Dernek en önemli çalışmayı Türkiye’yi, sektörü ve firmaları tanıtma konusunda yapacağı çalışma ve projelerle gerçekleştirebilir. Bunun için en iyi mecra yurtdışındaki fuarlar. Şu anda bu anlamda birçok çalışması var. Ama belli bütçelerle yapılıyor bu. Bütçeyi artırma anlamında bir çalışma yapılabilir. Bütçe artırıcı formüller bulunup uluslararası tanıtım biraz daha yoğunlaştırılmalı. Çünkü Türkiye’nin çıkışı üretim ve ihracatta. Yurtdışındaki fuarlara daha çok Türk firması ve bu firmaların ürettiği makineler götürülebilmeli. Uluslararası sektörel arenada gövde gösterisinin yapılması ve Türk makinesinin kalitesinin anlatılması gerekiyor.

Sektörün çatı kuruluşu AİMSAD’ın çalışmalarını nasıl buluyorsunuz?

Derneğin kurulduğunu duymamızın hemen ardından üye olduk. Bu tür sivil toplum kuruluşlarının önemli olduğuna inanıyoruz, bu nedenle de hiç tereddüt etmeden bu yapılanmanın içine girdik. Eğitimci geçmişim olmasından dolayı da eğitim komitesinde görev alıyorum. İşlerimizden fırsat buldukça sektörün ve üyelerin eğitimi konusunda projeler yapmaya çalışıyoruz. Derneğin şu ana kadarki çalışmalarını başarılı buluyorum. Yapılan çalışmaların sektöre mutlaka faydası olacağına inanıyorum.

“Üretim konumuz itibarıyla Orta Avrupa’da kapasite ve kurumsallık anlamında tek firmayız. Dünyanın yaklaşık 50 ülkesinde makinemiz var. İhracat iş hacmimizin yaklaşık yüzde 40’ını oluşturuyor. 2018 yılında 1.5-2 milyon Euro civarında ihracat gerçekleştirmiş olacağız.”

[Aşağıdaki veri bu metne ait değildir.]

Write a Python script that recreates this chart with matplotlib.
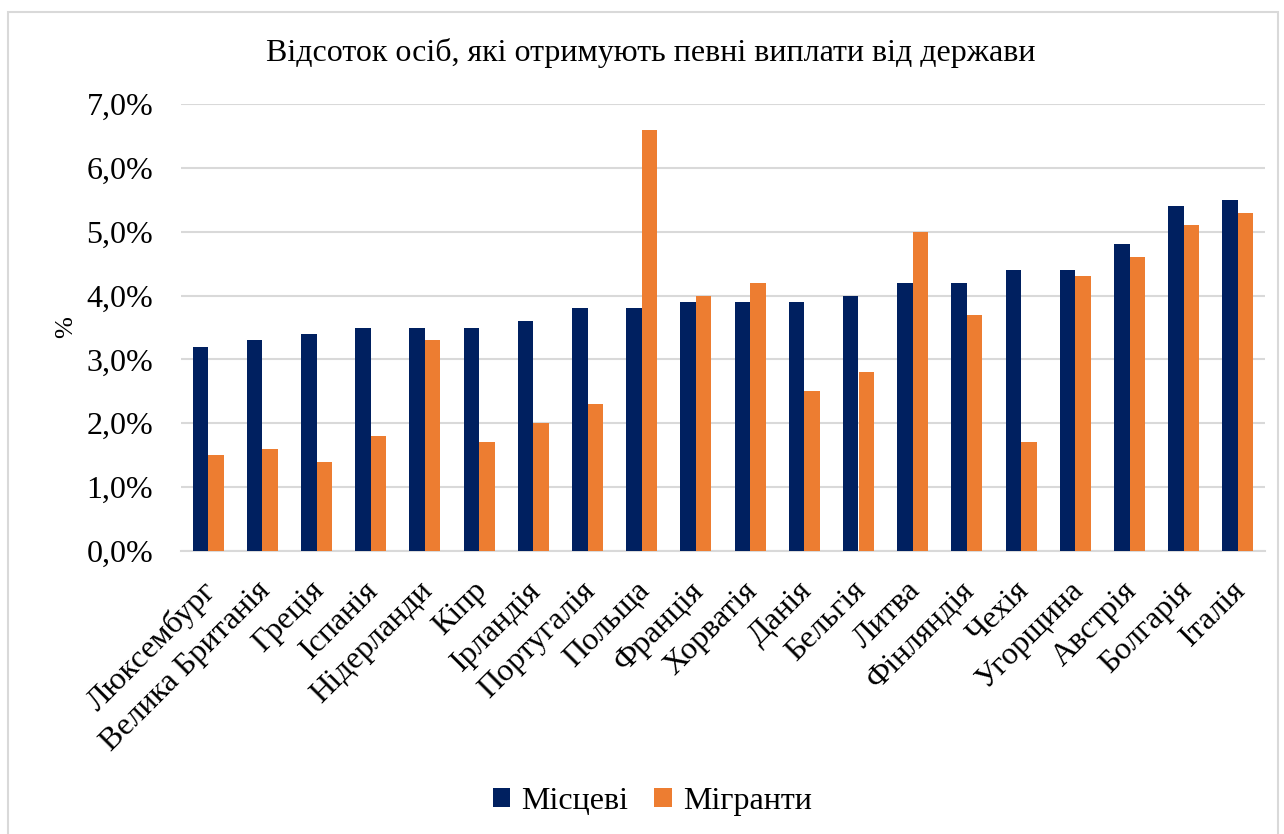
import matplotlib.pyplot as plt
import matplotlib.transforms as mtransforms
import numpy as np
from matplotlib.patches import Rectangle
from matplotlib.ticker import FuncFormatter

countries = ["Люксембург", "Велика Британія", "Греція", "Іспанія", "Нідерланди",
             "Кіпр", "Ірландія", "Португалія", "Польща", "Франція", "Хорватія",
             "Данія", "Бельгія", "Литва", "Фінляндія", "Чехія", "Угорщина",
             "Австрія", "Болгарія", "Італія"]
locals_pct = [3.2, 3.3, 3.4, 3.5, 3.5, 3.5, 3.6, 3.8, 3.8, 3.9, 3.9,
              3.9, 4.0, 4.2, 4.2, 4.4, 4.4, 4.8, 5.4, 5.5]
migrants_pct = [1.5, 1.6, 1.4, 1.8, 3.3, 1.7, 2.0, 2.3, 6.6, 4.0, 4.2,
                2.5, 2.8, 5.0, 3.7, 1.7, 4.3, 4.6, 5.1, 5.3]

plt.rcParams['font.family'] = ['Liberation Serif', 'DejaVu Serif']

fig = plt.figure(figsize=(12.84, 8.34), dpi=100)
ax = fig.add_axes([181 / 1284, 0.3393, 1084 / 1284, 0.536])

# chart border
fig.patches.append(Rectangle((8 / 1284, -0.01), 1270 / 1284, (834 - 12) / 834 + 0.01,
                             transform=fig.transFigure, fill=False,
                             edgecolor="#d9d9d9", linewidth=1.5))

x = np.arange(len(countries))
w = 0.285
ax.bar(x - w / 2, locals_pct, w, color="#002060", label="Місцеві", zorder=3)
ax.bar(x + w / 2, migrants_pct, w, color="#ED7D31", label="Мігранти", zorder=3)

ax.set_xlim(-0.5, len(countries) - 0.5)
ax.set_ylim(0, 7)
ax.set_yticks(np.arange(0, 7.5, 1))
ax.yaxis.set_major_formatter(FuncFormatter(lambda v, p: f"{v:.1f}%".replace(".", ",")))
ax.grid(axis="y", color="#d9d9d9", linewidth=1.5, zorder=0)
for s in ["top", "right", "left"]:
    ax.spines[s].set_visible(False)
ax.spines["bottom"].set_color("#d9d9d9")
ax.spines["bottom"].set_linewidth(1.5)
ax.tick_params(axis="y", length=0, labelsize=23, pad=20)
ax.tick_params(axis="x", length=0, labelsize=23, pad=8)
ax.set_xticks(x)
ax.set_xticklabels(countries, rotation=45, ha="right", rotation_mode="anchor")

# shift rotated labels a bit down-left, like Excel does
offset = mtransforms.ScaledTranslation(-7 / 100, -14 / 100, fig.dpi_scale_trans)
for lbl in ax.get_xticklabels():
    lbl.set_transform(lbl.get_transform() + offset)

ax.set_ylabel("%", fontsize=19, labelpad=7)
fig.text(0.507, 0.937, "Відсоток осіб, які отримують певні виплати від держави",
         ha="center", va="center", fontsize=23)

fig.legend(loc="center", bbox_to_anchor=(0.508, 0.039), ncol=2, frameon=False,
           fontsize=23, handlelength=0.55, handleheight=0.55, handletextpad=0.35,
           columnspacing=0.8)

fig.savefig("out.png", dpi=100)
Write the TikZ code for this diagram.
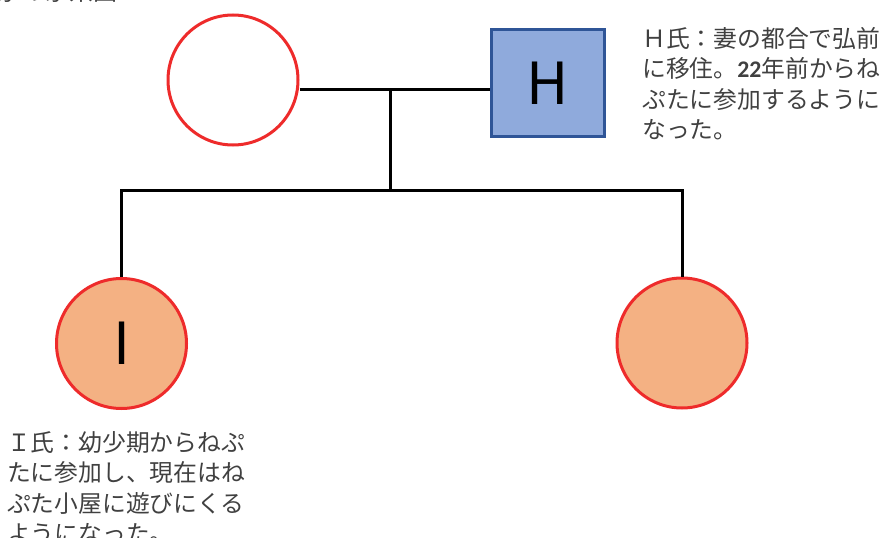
\documentclass[tikz,border=0pt]{standalone}
\usepackage{fontspec}
\newfontfamily\jpfont{Noto Sans CJK JP}
\newfontfamily\numfont{Carlito}
\definecolor{femaleline}{HTML}{EE2B2B}
\definecolor{childfill}{HTML}{F4B183}
\definecolor{malefill}{HTML}{8FAADC}
\definecolor{maleline}{HTML}{2F5597}
\definecolor{notegray}{HTML}{404040}

\begin{document}
\begin{tikzpicture}[x=1pt, y=-1pt]
    \tikzset{
      female/.style={circle, draw=femaleline, line width=3pt, fill=white,
        minimum size=130pt, inner sep=0pt, font=\jpfont\fontsize{58}{58}\selectfont},
      male/.style={rectangle, draw=maleline, line width=3pt, fill=malefill,
        minimum width=113pt, minimum height=107pt, inner sep=0pt,
        font=\jpfont\fontsize{58}{58}\selectfont},
      kin/.style={line width=3pt, black},
      note/.style={font=\jpfont\fontsize{23.8}{30.5}\selectfont, text=notegray,
        align=left, anchor=north west, inner sep=0pt}
    }
    \useasboundingbox (0,0) rectangle (887,538);
    \clip (0,0) rectangle (887,538);

    % title, cut off at the top edge
    \node[font=\jpfont\fontsize{24}{24}\selectfont, text=notegray,
      anchor=base west, inner sep=0pt] (title) at (-3,1) {家の家系図};

    % parents
    \node[female] (wife) at (233,80) {};
    \node[male] (h) at (547.5,83) {H};

    % children
    \node[female, fill=childfill] (i) at (121.5,343.5) {I};
    \node[female, fill=childfill] (sister) at (682,343) {};

    % lines
    \coordinate (couple) at (390,89);
    \coordinate (sibs) at (390,190);
    \draw[kin] (wife.east |- couple) -- (h.west |- couple);
    \draw[kin] (couple) -- (sibs);
    \draw[kin] (i.north) |- (sibs) -| (sister.north);

    % notes
    \node[note] (hnote) at (642,27)
      {Ｈ氏：妻の都合で弘前\\に移住。{\numfont\bfseries 22}年前からね\\ぷたに参加するように\\なった。};
    \node[note] (inote) at (7,431)
      {Ｉ氏：幼少期からねぷ\\たに参加し、現在はね\\ぷた小屋に遊びにくる\\ようになった。};
\end{tikzpicture}
\end{document}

“Finansal desteklemeler yetersiz”
“Üretici ve sanayici olarak büyüyebilmek için finansal desteğimiz yetersiz. Biz büyümek ve daha fazla üretim yapmak istiyoruz. Ancak özellikle bina yatırımındaki maliyet yükü bizi frenliyor. Bu yüzden de ister istemez mevcudu koruyalım, yatırıma kalkışmayalım diyoruz. Halbuki yatırımı ertelemek demek sektörün büyümesinin yavaşlaması demek.”